Pattern and Outcome of Newborn Emergencies in a Tertiary Center, Lagos, Nigeria

Document Type: Original Article


1 Lagos University Teaching Hospital, Lagos, Nigeria/ University of Lagos, College of Medicine, Lagos, Nigeria

2 Lagos University Teaching Hospital, Lagos, Nigeria

3 Lagos University Teaching Hospital, Lagos, Nigeria/University of Lagos, College of Medicine, Lagos, Nigeria


Background: Neonatal mortality had not changed significantly in the last decade in African countries particularly in Nigeria; however, under-five mortality had reduced significantly. Nigeria with a quarter of maternal and under-five mortality is among ten countries with the highest neonatal mortality. Previous studies had shown patterns of newborn morbidity and mortality; however, no study has been conducted in this regard recently. The present study aimed to ascertain the current patterns of newborn morbidity and mortality.
Methods: A retrospective review of records of all newborn admissions over a period of one year was carried out. Extracted data include age, gender, diagnosis on admission outcome, and cause of mortality. The frequency of morbidity and outcome variables were analyzed and then calculated.
Results: The major reason for admission was jaundice 29.6% followed by asphyxia 25%, sepsis 16.1%, and prematurity 9%. The neonatal mortality rate was 12.5% with more than half of the deaths occurring within 24 hours and almost all within 72 hours.
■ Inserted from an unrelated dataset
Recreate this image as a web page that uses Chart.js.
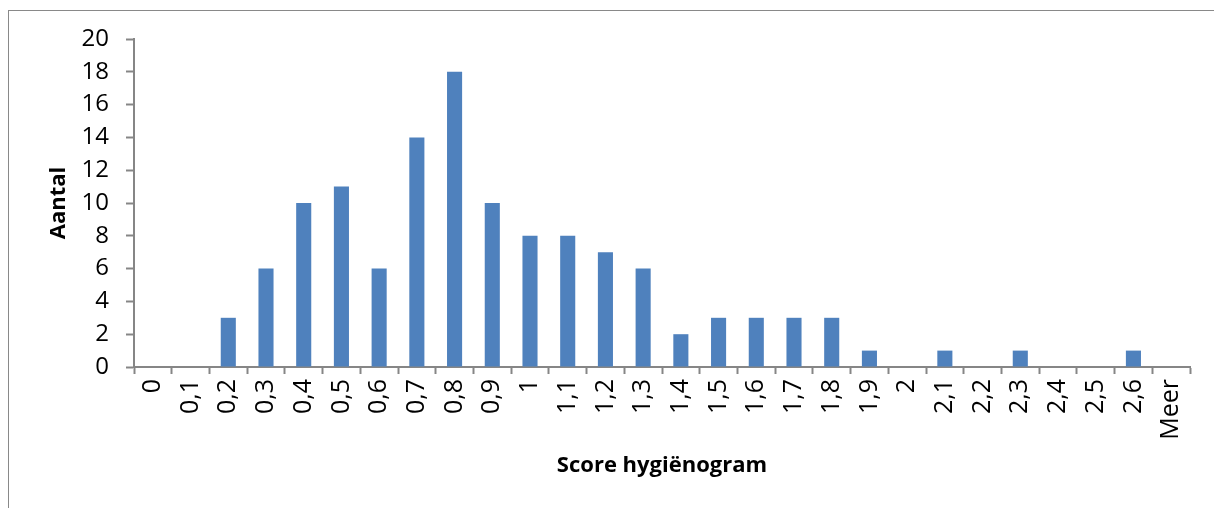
<!DOCTYPE html>
<html>
<head>
<meta charset="utf-8">
<script src="https://cdn.jsdelivr.net/npm/chart.js@4"></script>
<style>
  html, body { margin: 0; padding: 0; background: #fff; overflow: hidden; }
  #wrap { position: relative; width: 1214px; height: 508px; }
  #frame { position: absolute; left: 8px; top: 10px; width: 1220px; height: 520px; border: 1px solid #898989; box-sizing: border-box; }
  #chart { position: absolute; left: 0; top: 0; }
</style>
</head>
<body>
<div id="wrap">
  <div id="frame"></div>
  <canvas id="chart" width="1214" height="508"></canvas>
</div>
<script>
// scores (klassen) en aantallen
const categories = ['0', '0,1', '0,2', '0,3', '0,4', '0,5', '0,6', '0,7', '0,8', '0,9',
  '1', '1,1', '1,2', '1,3', '1,4', '1,5', '1,6', '1,7', '1,8', '1,9',
  '2', '2,1', '2,2', '2,3', '2,4', '2,5', '2,6', 'Meer'];
const aantal = [0, 0, 3, 6, 10, 11, 6, 14, 18, 10,
  8, 8, 7, 6, 2, 3, 3, 3, 3, 1,
  0, 1, 0, 1, 0, 0, 1, 0];
const yTicks = [0, 2, 4, 6, 8, 10, 12, 14, 16, 18, 20];

const fontFam = "'Open Sans', sans-serif";
const axisColor = '#868686';

const ctx = document.getElementById('chart').getContext('2d');
const histChart = new Chart(ctx, {
  type: 'bar',
  data: {
    labels: categories,
    datasets: [{
      label: 'Aantal',
      data: aantal,
      backgroundColor: '#4F81BD',
      borderWidth: 0,
      categoryPercentage: 1,
      barPercentage: 0.4,
    }],
  },
  options: {
    responsive: false,
    animation: false,
    layout: { padding: { left: 46, right: 24, top: 39, bottom: 20 } },
    plugins: {
      legend: { display: false },
      tooltip: { enabled: false },
    },
    scales: {
      x: {
        grid: {
          drawOnChartArea: false,
          offset: true,
          color: axisColor,
          tickLength: 7,
          tickWidth: 2,
        },
        border: { color: axisColor, width: 2 },
        ticks: {
          color: '#000',
          font: { family: fontFam, size: 25 },
          minRotation: 90,
          maxRotation: 90,
          autoSkip: false,
          padding: 5,
        },
        title: {
          display: true,
          text: 'Score hygiënogram',
          color: '#000',
          font: { family: fontFam, size: 22, weight: 'bold' },
          padding: { top: 0, bottom: 9 },
        },
        afterFit: (scale) => { scale.height = 121; },
      },
      y: {
        min: 0,
        max: 20,
        afterBuildTicks: (scale) => { scale.ticks = yTicks.map(v => ({ value: v })); },
        grid: {
          drawOnChartArea: false,
          color: axisColor,
          tickLength: 8,
          tickWidth: 2,
        },
        border: { color: axisColor, width: 2 },
        ticks: {
          color: '#000',
          font: { family: fontFam, size: 24 },
          padding: 17,
          autoSkip: false,
        },
        title: {
          display: true,
          text: 'Aantal',
          color: '#000',
          font: { family: fontFam, size: 22, weight: 'bold' },
          padding: 0,
        },
        afterFit: (scale) => { scale.width = 88; },
      },
    },
  },
});
</script>
</body>
</html>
Causes of death were asphyxia 58.2%, jaundice 16.4%, sepsis 10 .4%, and prematurity 3%. More than half of the neonates with asphyxia were likely to die within 24 hours.
Conclusion: Asphyxia, jaundice, sepsis, and prematurity were the major causes of morbidity. In addition, asphyxia is still a major cause of preventable death in newborns in Nigeria.